Bitlis Dernekler Federsasyonu (BİEF), kentteki en önemli tarihi yapılardan biri olan ve Bitlis Emîri IV. Şeref Han tarafından 1529 yılında yaptırılan külliye camide bir aydan bu yana yapılan restorasyon esnasında ortaya çıkan tahribata ilişkin yazılı bir açıklama yaptı.

“Şerefiye Camii Meydan Vakfı sorumluluğunda bulunan, atalarımızdan kalan nadide tarihi eserler sorumsuzca katledilmektedir” denilen açıklamada, ilgili eserlerin vakfın sorumluluğunda olsa bile halkın ortak değerleri olduğuna vurgu yapıldı.

Açıklamada, şu ifadelere yer verildi:

 “Aslına uygun olmayan restorasyon çalışmaları ecdadımızdan kalma yapıların orijinalliğine dönük açık bir ihlaldir. Özellikle restorasyon adı altında tarihi yapılarda kullanımı yasak olan inşaat malzemelerimin görülmesi trajik ve düşündürücüdür.

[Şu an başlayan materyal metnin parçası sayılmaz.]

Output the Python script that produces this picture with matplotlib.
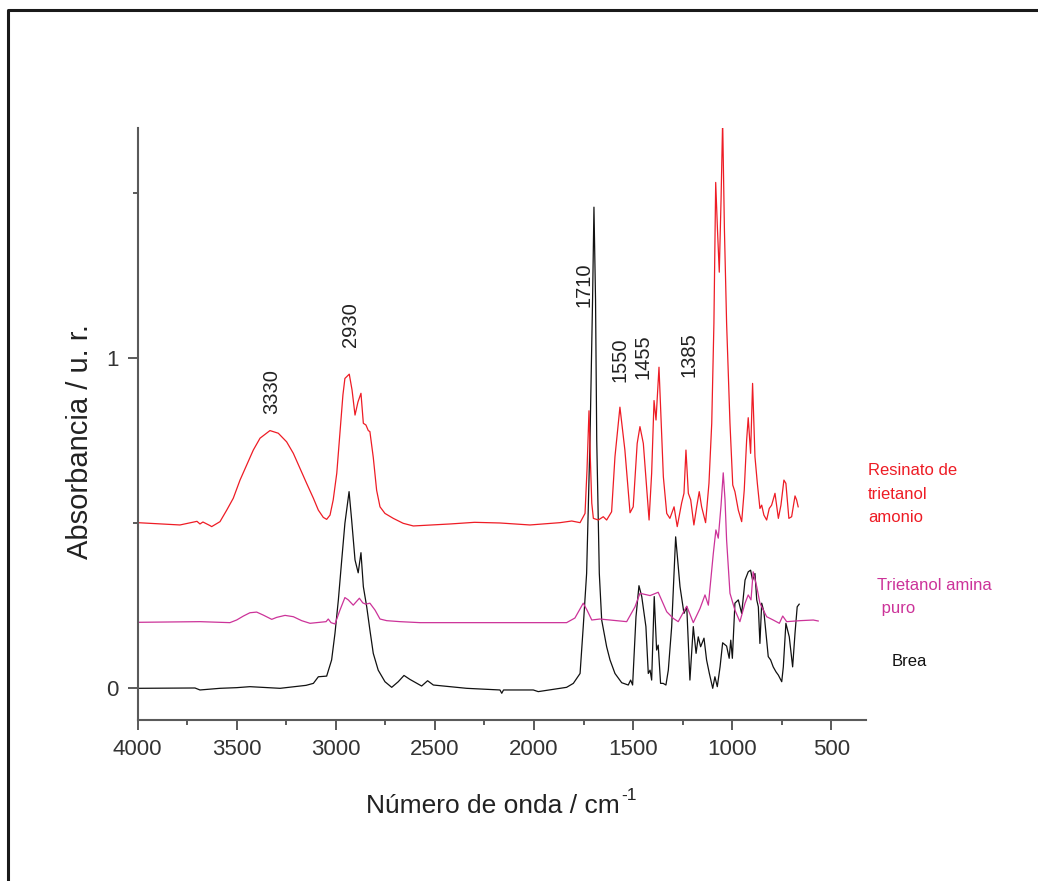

BİDEF (Bitlis Dernekler Federsasyonu) olarak ilgili vakıftan kamuoyuna bir açıklama bekliyoruz.

Ayrıca Şerefiye Külliyesi içerisinde kutsal kitabımız olan Kuran-ı Kerimlerin parçalanması ve çamura batmasını kesinlikle kabul etmiyoruz. İlgili vakfı ve yöneticilerini esefle kınıyoruz.”

BİDEF ayrıca Bitlis İl Kültür Müdürlüğü, Bitlis Vakıflar Bölge Müdürlüğü ve Van Anıtlar Kuruluna konuya dahil olmaları çağrısında bulundu.

 

Atal: Evliya Çelebi “Kürdistan’da bir benzeri olmayan şahaser” demişti

Öte yandan tarih araştırmacısı Nimetullah Atal, Rûdaw’a yaptığı açıklama da şöyle dedi:

“Zengin tarihimizden kalan eşsiz eserlerin aslına uygun korunması ve yaşatılması elzemdir. Özellikle Şerefiye Külliyesi yazar ve seyyahların ilgisini çeken nadide bir yapıdır ki, Osmanlı Seyyahı Evliya Çelebi büyük bir övgüyle söz edip şunu aktarır ‘Kürdistan’da bir benzeri olmayan şahaser.’  Tarih ve kültür varlıklarına hassasiyetle yaklaşılması gerekiyor. İlgili ve sorumlu vakfın sorumsuzca davranışlarını terk edip hakkaniyet ve hassasiyetle hareket etmesini tavsiye ediyorum.”

Zeydanlıoğlu: Atalarımızın emanetini korumak elzemdir

Tarih araştırmacısı Baran Zeydanlıoğlu ise, “Bitlis Şerefiye cami ve külliyesi Bitlis'in ve Bitlislilerin silüetidir. Bir şehrin mimarisi yok olunca, kimliği de yok olur. Bu kadim şehir ki medreseleri ile tarihe adını yazdırmıştır. Her bir tarihi yapısı restore edilip, profesyonelce ve hakkaniyetle hazırlamış açıklamalı levhaları ile ahalinin bilgisine ve hizmetine sunulmalıdırlar. Zira tarihteki konumları o şekilde idiler” dedi.

Zeydanlıoğlu şunları kaydetti:

“16. ve 18. yüzyıl arasında Bitlis’in ilim irfan merkezleri olan medreseleri, aynı dönemde büyük bir şatafata sahip olan Semerkant ve Buhara ile yarışıyordu. Tarihte Kürdçe, Farsça ve Arapça dillerinde eğitim veren Kürd alimlerinin, hocalarının, fikir insanları ve çok etkin şeyhlerinin ikamet ettiği bir şehirdi Bitlis. Bu kutlu yerin medreselerine çocuklarını göndermek için sıraya geçerdi tüm Kürd beyleri. Şerefxanê Bedlisi bu konu da şöyle yazmıştır:

‘Bedlis kutlu ve kutsal bir yerdir; orada Allah’ı tanıyanlardan ermiş evliyadan olan bir çok tasavvuf adamları ve şeyhler yetişmiştir. Buradan son derece bilgili, kanaatkar, dindar ve faziletli insanlar çıkmıştır. Örneğin Şerefiye Medresesi’nde, Şafii fıkhının dallarını çok iyi bilmek konusunda, hadis ve tefsirde bir benzeri bulunmayan Mevlana Hıdır Bibi (Hidirê Xizani – Hizanlı Hıdır) ders okutmaktadır'. Atalarımızın bizlere emanet ettiği bu kutsal mekanların korunması ve tarihteki yerlerinin öneminin bir sonraki nesile aktarılması elzemdir.”